Compactness through Geometric Awareness: Measuring the Hessian mapping in its proper dual space is a "subtle yet critical" correction—the source of all dimension-independent bounds.
Reusable "Circular Induction" Technique: Assuming bounded gradients to prove non-increasing gaps, then using the gap to prove bounded gradients. This "assumption-induction-self-consistency" trick is transferable to any scenario where gradient bounds and objective descent are interdependent.
Time Partitioning: Splitting the trajectory with threshold \(\tau\) (using contraction for growth and hyperbolic decay for the rest) is much lighter than closed-form estimation and can be used for other accelerated methods with auxiliary sequences.

Limitations & Future Work¶

The assumption \(\ell\) is sub-quadratic (\(\lim\alpha^2/\ell(\alpha)=\infty\)) excludes more explosive gradient growth; relaxing this might require finer control over prox steps.
Experiments only use hierarchical approximations (5) to verify if \(\ell*\)-smoothness holds; they do not directly compare MD and GD in end-to-end LLM training.
The paper focuses on convex / weakly convex settings; modern LLM training is non-convex and non-smooth. Bringing the self-bounding lemma to general non-convex scenarios remains open.
The \(L:=\ell(4G)\) for Accelerated MD is twice that of standard MD; there is room to tighten constant factors.

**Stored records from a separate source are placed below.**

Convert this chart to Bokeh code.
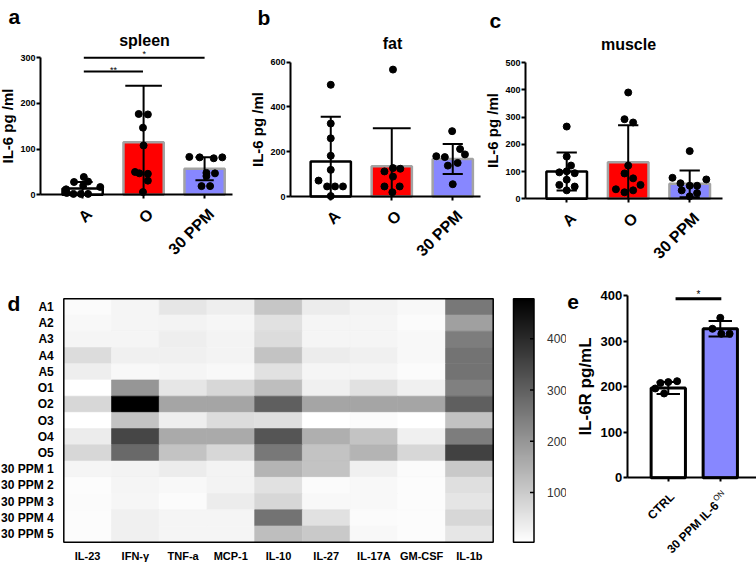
import math
import numpy as np
from bokeh.plotting import figure
from bokeh.layouts import row, column
from bokeh.models import Range1d, FixedTicker, Label, ColumnDataSource, LinearColorMapper
from bokeh.transform import transform
from bokeh.core.properties import value
from bokeh.embed import file_html
from bokeh.resources import INLINE

FONT = "Liberation Sans"

# ---------------- data ----------------
groups = ["A", "O", "30 PPM"]

spleen_mean = [14, 115, 57]
spleen_sd = [14, 124, 25]
spleen_points = [
    [39, 28, 29, 17, 12, 20, 2, 2, 2, 4],
    [177, 176, 147, 108, 50, 47, 46, 31, 6],
    [83, 82, 80, 82, 48, 47, 41, 19, 19],
]
spleen_jitter = [
    [0.02, -0.14, 0.09, 0.29, -0.27, 0.01, -0.15, -0.03, 0.09, -0.26],
    [-0.08, 0.07, -0.01, 0.0, -0.14, -0.07, 0.07, 0.07, -0.01],
    [-0.25, -0.08, 0.15, 0.29, 0.03, 0.17, 0.03, -0.05, 0.09],
]
spleen_sig = [("**", 1.02, 1.99, 270), ("*", 1.02, 3.0, 300)]

fat_mean = [156, 135, 168]
fat_sd = [200, 170, 67]
fat_points = [
    [499, 326, 260, 182, 119, 71, 45, 45, 45, 2],
    [567, 112, 127, 124, 89, 45, 45, 19],
    [292, 212, 188, 180, 176, 150, 138, 55],
]
fat_jitter = [
    [0, 0, 0, 0, 0, -0.2, -0.06, 0.07, 0.2, 0],
    [0.02, -0.12, 0.02, 0.14, 0.02, -0.12, 0.13, 0.01],
    [-0.01, 0.12, 0.2, -0.27, -0.13, 0.08, -0.08, 0.0],
]

muscle_mean = [100, 134, 55]
muscle_sd = [70, 136, 49]
muscle_points = [
    [265, 155, 122, 97, 101, 94, 70, 51, 45, 31],
    [390, 292, 280, 122, 93, 75, 35, 51, 24, 31],
    [175, 77, 71, 57, 48, 48, 31, 21, 9],
]
muscle_jitter = [
    [0, 0, 0.07, -0.12, 0, 0.13, 0, -0.12, 0.13, 0],
    [0, -0.06, 0.08, 0, -0.06, 0.08, -0.2, 0.2, -0.06, 0.08],
    [0, -0.28, 0.27, -0.15, 0, 0.12, -0.13, 0.12, 0],
]

e_groups = ["CTRL", "30 PPM IL-6"]
e_superscript = "ON"
e_mean = [197, 327]
e_sd = [13, 17]
e_points = [[208, 210, 212, 196, 185], [351, 327, 316, 316]]
e_jitter = [[-0.15, 0.0, 0.17, -0.25, -0.08], [0.0, -0.15, 0.02, 0.18]]
e_sig = [("*", 1.14, 2.02, 393)]

cytokines = ["IL-23", "IFN-\u03b3", "TNF-a", "MCP-1", "IL-10", "IL-27", "IL-17A", "GM-CSF", "IL-1b"]
samples = ["A1", "A2", "A3", "A4", "A5", "O1", "O2", "O3", "O4", "O5",
           "30 PPM 1", "30 PPM 2", "30 PPM 3", "30 PPM 4", "30 PPM 5"]
heat = [
    [12, 22, 50, 35, 110, 40, 27, 16, 255],
    [16, 22, 27, 20, 59, 22, 22, 12, 180],
    [22, 22, 35, 27, 68, 22, 22, 16, 245],
    [68, 31, 31, 27, 115, 40, 31, 16, 264],
    [35, 16, 22, 16, 59, 22, 22, 12, 264],
    [3, 199, 50, 78, 124, 31, 59, 31, 240],
    [78, 478, 171, 171, 301, 171, 171, 171, 301],
    [3, 115, 35, 68, 64, 3, 12, 3, 118],
    [40, 348, 161, 161, 320, 152, 115, 31, 245],
    [78, 282, 115, 78, 255, 115, 143, 78, 357],
    [22, 27, 40, 27, 143, 115, 31, 12, 105],
    [9, 22, 16, 27, 59, 12, 16, 9, 64],
    [12, 20, 12, 40, 78, 16, 16, 9, 53],
    [9, 31, 22, 22, 264, 59, 12, 9, 78],
    [9, 31, 22, 22, 124, 105, 16, 9, 50],
]
heat_low, heat_high = 3, 478
heat_ticks = [100, 200, 300, 400]

# ---------------- styles ----------------
BLUE = "#8787ff"
FILLS = ["white", "#ff0000", BLUE]
OUTLINES = ["black", "#a3a3a3", "#a3a3a3"]
LETTER = "21px"


def add_text(p, text, fx, fy, size, height, align="left", style="bold", color="black"):
    # frame fills the whole canvas: screen units measured from its bottom-left
    p.add_layout(Label(x=fx, y=height - fy, x_units="screen", y_units="screen",
                       text=text, text_font=FONT, text_font_size=size, text_font_style=style,
                       text_align=align, text_baseline="alphabetic", text_color=color))


def new_fig(width, height, xr, yr):
    p = figure(width=width, height=height, x_range=Range1d(*xr), y_range=Range1d(*yr),
               output_backend="svg", toolbar_location=None, title=None,
               min_border=0, min_border_left=0, min_border_right=0,
               min_border_top=0, min_border_bottom=0)
    p.outline_line_color = None
    p.grid.visible = False
    return p


def bar_panel(width, height, ax_px, ax_py, ppx, ppy, xa, xb, ymax, yticks,
              means, sds, points, jitters, fills, outlines, bar_lw, caps,
              xlabels, xlabel_size, lab_off, ylabel, ylabel_size, tick_size,
              ylab_standoff=1, ytick_standoff=1):
    x0 = xa - ax_px / ppx
    y0 = -(height - ax_py) / ppy
    p = new_fig(width, height, (x0, x0 + width / ppx), (y0, y0 + height / ppy))
    xs = list(range(1, len(means) + 1))
    p.vbar(x=xs, top=means, bottom=0, width=0.66, fill_color=fills, line_color=outlines, line_width=bar_lw)
    lo = [max(m - s, 0) for m, s in zip(means, sds)]
    hi = [m + s for m, s in zip(means, sds)]
    p.segment(x0=xs, y0=lo, x1=xs, y1=hi, line_color="black", line_width=2)
    cx0 = [x - c / 2 for x, c in zip(xs, caps)]
    cx1 = [x + c / 2 for x, c in zip(xs, caps)]
    p.segment(x0=cx0, y0=hi, x1=cx1, y1=hi, line_color="black", line_width=2)
    keep = [i for i, (m, s) in enumerate(zip(means, sds)) if m - s > 0]
    if keep:
        p.segment(x0=[cx0[i] for i in keep], y0=[lo[i] for i in keep],
                  x1=[cx1[i] for i in keep], y1=[lo[i] for i in keep], line_color="black", line_width=2)
    px, py = [], []
    for x, pts, jit in zip(xs, points, jitters):
        for v, j in zip(pts, jit):
            px.append(x + j)
            py.append(v)
    p.scatter(x=px, y=py, size=7, color="black")

    y = p.yaxis[0]
    y.fixed_location = xa
    y.bounds = (0, ymax)
    y.ticker = FixedTicker(ticks=yticks)
    y.axis_line_width = 2
    y.major_tick_line_width = 2
    y.major_tick_out = 4
    y.major_tick_in = 0
    y.minor_tick_line_color = None
    y.major_label_standoff = ytick_standoff
    y.major_label_text_font = FONT
    y.major_label_text_font_size = tick_size
    y.major_label_text_font_style = "bold"
    y.major_label_text_color = "black"
    y.axis_label = ylabel
    y.axis_label_text_font = FONT
    y.axis_label_text_font_size = ylabel_size
    y.axis_label_text_font_style = "bold"
    y.axis_label_text_color = "black"
    y.axis_label_standoff = ylab_standoff

    x = p.xaxis[0]
    x.fixed_location = 0
    x.bounds = (xa, xb)
    x.ticker = FixedTicker(ticks=xs)
    x.axis_line_width = 2
    x.major_tick_line_width = 2
    x.major_tick_out = 4
    x.major_tick_in = 0
    x.minor_tick_line_color = None
    x.major_label_text_color = None

    p.text(x=xs, y=[0] * len(xs), text=xlabels, angle=math.pi / 4,
           x_offset=lab_off[0], y_offset=lab_off[1],
           text_align="right", text_baseline="middle",
           text_font=value(FONT), text_font_size=value(xlabel_size),
           text_font_style=value("bold"), text_color="black")
    return p


def add_sig(p, sigs, size, lifts, lw=2):
    for (txt, a, b, yv), lift in zip(sigs, lifts):
        p.segment(x0=[a], y0=[yv], x1=[b], y1=[yv], line_color="black", line_width=lw)
        p.add_layout(Label(x=(a + b) / 2, y=yv, text=txt, text_font=FONT, text_font_size=size,
                           text_align="center", text_baseline="middle", y_offset=lift,
                           text_color="black"))


H1 = 262
H2 = 300
TOP_OFF = (6.7, 16.7)

# ---- panel a ----
pa = bar_panel(250, H1, 40, 194.3, 61, 137 / 300, 0.31, 3.46, 300, [0, 100, 200, 300],
               spleen_mean, spleen_sd, spleen_points, spleen_jitter, FILLS, OUTLINES, 2.5,
               [0.33, 0.6, 0.3], groups, "16px", TOP_OFF, "IL-6 pg /ml", "15px", "9px")
add_sig(pa, spleen_sig, "9px", [2, 4])
add_text(pa, "a", 8, 16, LETTER, H1)
add_text(pa, "spleen", 144, 39.5, "16px", H1, align="center")

# ---- panel b ----
pb = bar_panel(233, H1, 40, 196, 61, 134.3 / 600, 0.34, 3.455, 600, [0, 200, 400, 600],
               fat_mean, fat_sd, fat_points, fat_jitter, FILLS, OUTLINES, 2.5,
               [0.33, 0.62, 0.33], groups, "16px", TOP_OFF, "IL-6 pg /ml", "15px", "9px")
add_text(pb, "b", 7, 17, LETTER, H1)
add_text(pb, "fat", 142, 43, "16px", H1, align="center")

# ---- panel c ----
pc = bar_panel(273, H1, 42, 198.3, 61.5, 136.3 / 500, 0.33, 3.54, 500, [0, 100, 200, 300, 400, 500],
               muscle_mean, muscle_sd, muscle_points, muscle_jitter, FILLS, OUTLINES, 2.5,
               [0.33, 0.33, 0.33], groups, "16px", TOP_OFF, "IL-6 pg /ml", "15px", "9px")
add_text(pc, "c", 6, 20, LETTER, H1)
add_text(pc, "muscle", 145, 44, "16px", H1, align="center")

# ---- panel d (heatmap) ----
grays = ["#%02x%02x%02x" % (g, g, g) for g in np.linspace(255, 0, 256).astype(int)]
mapper = LinearColorMapper(palette=grays, low=heat_low, high=heat_high)

ncol, nrow = len(cytokines), len(samples)
hx, hy, hv = [], [], []
for j, vals in enumerate(heat):
    for i, v in enumerate(vals):
        hx.append(i + 0.5)
        hy.append(nrow - j - 0.5)
        hv.append(v)
hsrc = ColumnDataSource(dict(x=hx, y=hy, val=hv))

D_W = 500
D_L, D_R, D_T, D_B = 63.3, 492.7, 298.3 - H1, 541.7 - H1
hppx = (D_R - D_L) / ncol
hppy = (D_B - D_T) / nrow
hx0 = -D_L / hppx
hy0 = -(H2 - D_B) / hppy
pdm = new_fig(D_W, H2, (hx0, hx0 + D_W / hppx), (hy0, hy0 + H2 / hppy))
pdm.rect(x="x", y="y", width=1, height=1, source=hsrc,
         fill_color=transform("val", mapper), line_color=transform("val", mapper), line_width=0.6)
pdm.rect(x=[ncol / 2], y=[nrow / 2], width=[ncol], height=[nrow],
         fill_color=None, line_color="black", line_width=1.5)
pdm.xaxis.visible = False
ya_ = pdm.yaxis[0]
ya_.fixed_location = 0
ya_.ticker = FixedTicker(ticks=[nrow - j - 0.5 for j in range(nrow)])
ya_.major_label_overrides = {nrow - j - 0.5: s for j, s in enumerate(samples)}
ya_.axis_line_color = None
ya_.major_tick_line_color = None
ya_.minor_tick_line_color = None
ya_.major_label_standoff = 4
ya_.major_label_text_font = FONT
ya_.major_label_text_font_size = "12px"
ya_.major_label_text_font_style = "bold"
ya_.major_label_text_color = "black"
pdm.text(x=[i + 0.5 for i in range(ncol)], y=[0] * ncol, text=cytokines, y_offset=8,
         text_align="center", text_baseline="top", text_font=value(FONT),
         text_font_size=value("11px"), text_font_style=value("bold"), text_color="black")
add_text(pdm, "d", 7, 303 - H1, LETTER, H2)

# ---- colour bar ----
CB_W = 66
CB_L, CB_R = 13, 33.5
cppx = CB_R - CB_L
cppy = (D_B - D_T) / (heat_high - heat_low)
cx0 = -CB_L / cppx
cy0 = heat_low - (H2 - D_B) / cppy
pcb = new_fig(CB_W, H2, (cx0, cx0 + CB_W / cppx), (cy0, cy0 + H2 / cppy))
grad = np.linspace(heat_low, heat_high, 256).reshape(256, 1)
pcb.image(image=[grad], x=0, y=heat_low, dw=1, dh=heat_high - heat_low, color_mapper=mapper)
pcb.rect(x=[0.5], y=[(heat_low + heat_high) / 2], width=[1], height=[heat_high - heat_low],
         fill_color=None, line_color="black", line_width=1.5)
pcb.xaxis.visible = False
pcb.yaxis.visible = False
pcb.segment(x0=[1 - 4 / cppx] * len(heat_ticks), y0=heat_ticks, x1=[1] * len(heat_ticks), y1=heat_ticks,
            line_color="black", line_width=1.5)
pcb.text(x=[1] * len(heat_ticks), y=heat_ticks, text=[str(t) for t in heat_ticks], x_offset=13,
         text_align="left", text_baseline="middle", text_font=value(FONT),
         text_font_size=value("12px"), text_color="#333333")

# ---- panel e ----
E_W = 190
E_AX = 60.7
pe = bar_panel(E_W, H2, E_AX, 477.3 - H1, 52, 182.3 / 400, 0.21, 0.21 + (E_W - E_AX) / 52, 400,
               [0, 100, 200, 300, 400],
               e_mean, e_sd, e_points, e_jitter, ["white", BLUE], ["black", "black"], 3,
               [0.45, 0.45], e_groups, "12px", ([4, -3.6], [17, 25.8]), "IL-6R pg/mL", "17px", "13px",
               ylab_standoff=3, ytick_standoff=1)
pe.text(x=[len(e_groups)], y=[0], text=[e_superscript], angle=math.pi / 4,
        x_offset=-5.7, y_offset=22.3, text_align="left", text_baseline="middle",
        text_font=value(FONT), text_font_size=value("8px"), text_color="black")
add_sig(pe, e_sig, "10px", [4], lw=3)
add_text(pe, "e", 0.7, 301 - H1, LETTER, H2)

layout = column(row(pa, pb, pc, spacing=0), row(pdm, pcb, pe, spacing=0), spacing=0)

with open("out.html", "w") as f:
    f.write(file_html(layout, INLINE))
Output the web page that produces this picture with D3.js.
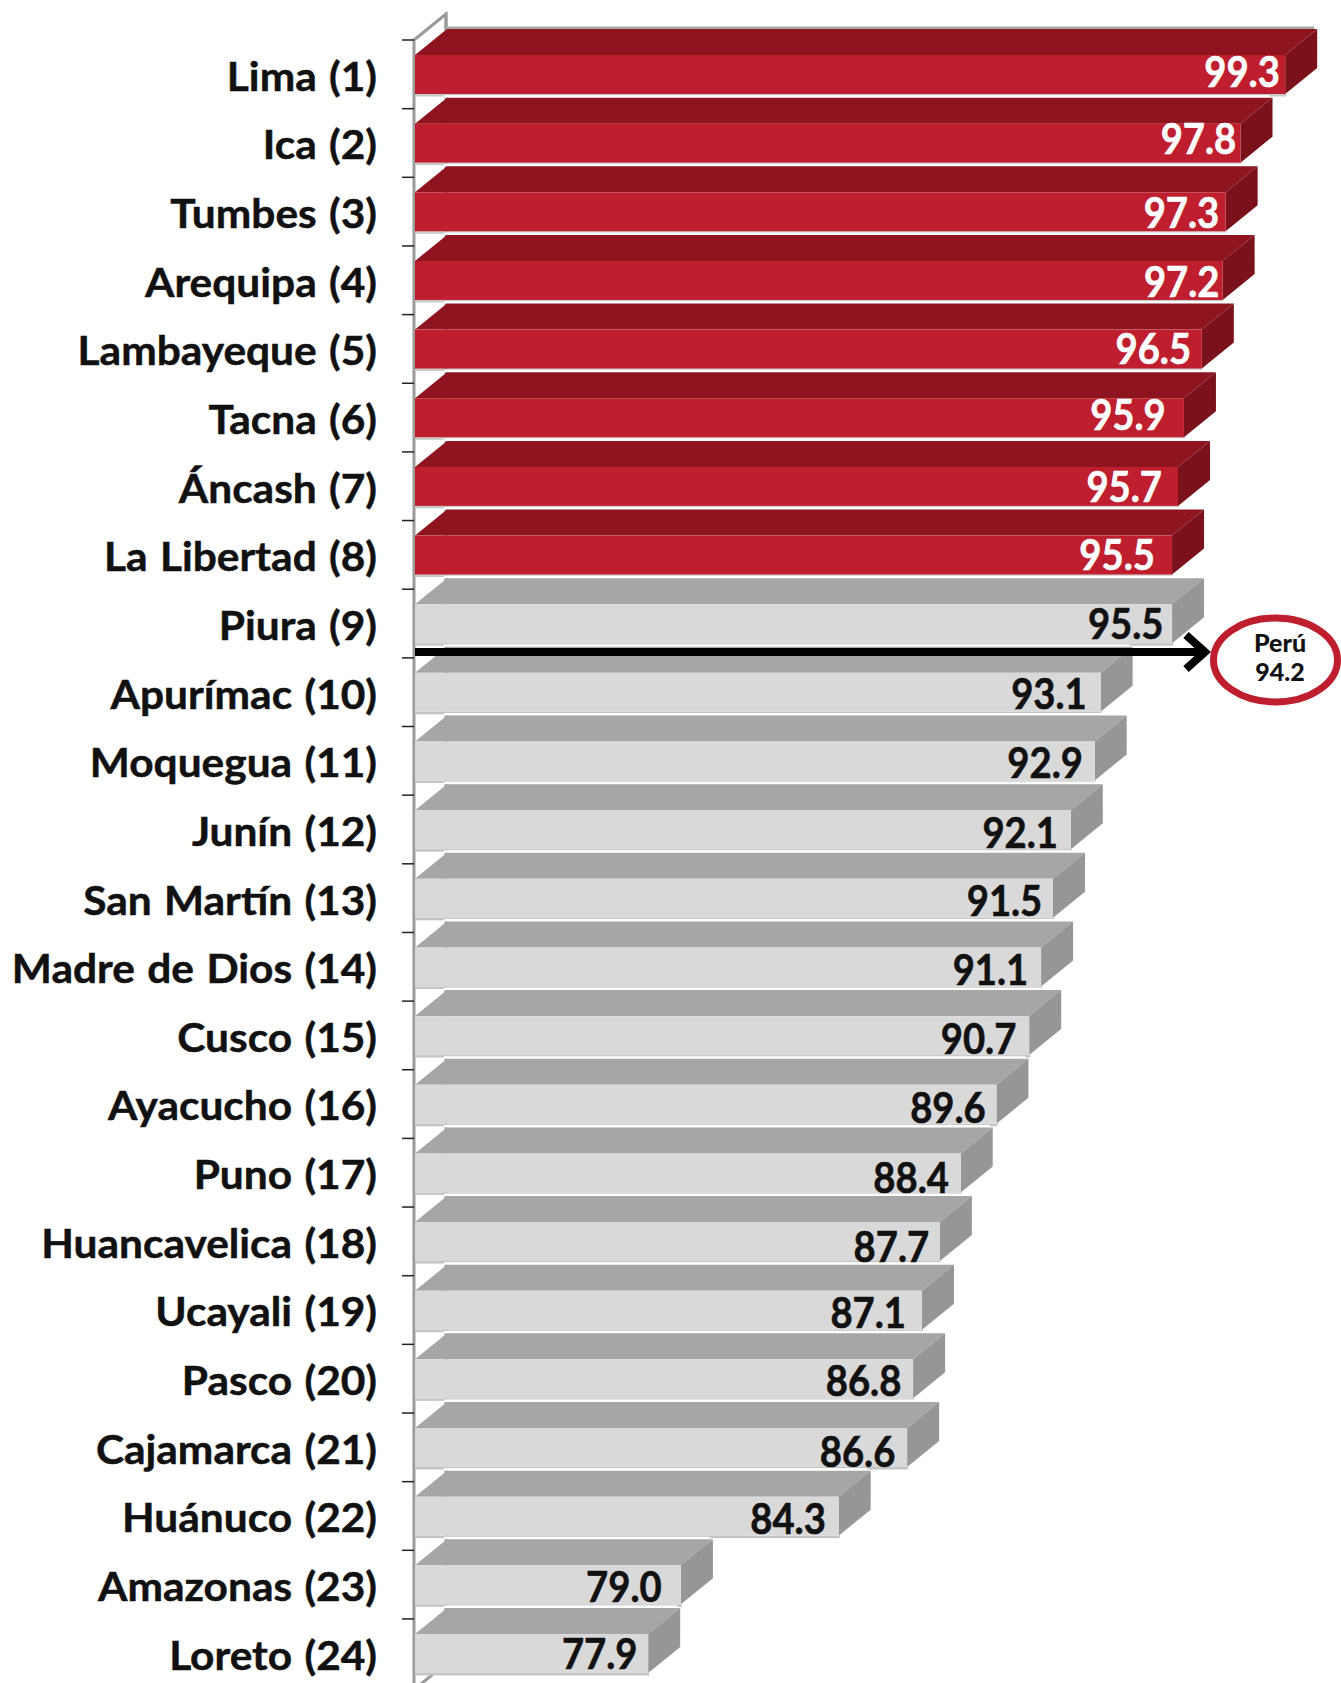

vs Zhang et al. (2020) \((L_0,L_1)\)-smoothness: They used affine functions for Hessian norms and fixed \(\ell_2\) geometry, analyzing only gradient clipping; this work uses arbitrary sub-quadratic \(\ell\) and arbitrary norms, extending "correct clipping" to "correct geometry."
vs Li et al. (2023) \(\ell\)-smoothness: Their \(\ell\)-smoothness is a special case when \(\|\cdot\|=\|\cdot\|_2\). Their accelerated analysis requires \(\eta\simeq 1/L^2\) and auxiliary sequences; this work needs no such "patches" and has smaller constants.
vs Riabinin et al. (2025) Hierarchical Non-Euclidean Smoothness: They proposed layer-wise approximations (5); this work proves \(\ell*\)-smoothness encompasses (5) and builds the convergence theory for the MD family.
Inspiration for Muon / Scion / Modern LLM Optimizers: These methods implicitly select non-Euclidean geometries (e.g., singular value norms, column norms). This paper provides their first "foundational geometric theory package," offering a template for convergence analysis of future hierarchical mixed-norm optimizers.

Rating¶

Novelty: ⭐⭐⭐⭐⭐ First work to generalize smoothness to non-Euclidean geometry for the full MD suite.
Experimental Thoroughness: ⭐⭐⭐ Theoretical paper; empirical verification of \(\ell*\)-smoothness, but lacks end-to-end MD vs GD contrast.
Writing Quality: ⭐⭐⭐⭐ Progressive motivation; clear sequence of key lemmas and analysis.
Value: ⭐⭐⭐⭐⭐ Provides a "theoretical motherboard" for non-Euclidean LLM optimizers like Muon and Scion; a foundational advancement in this research line.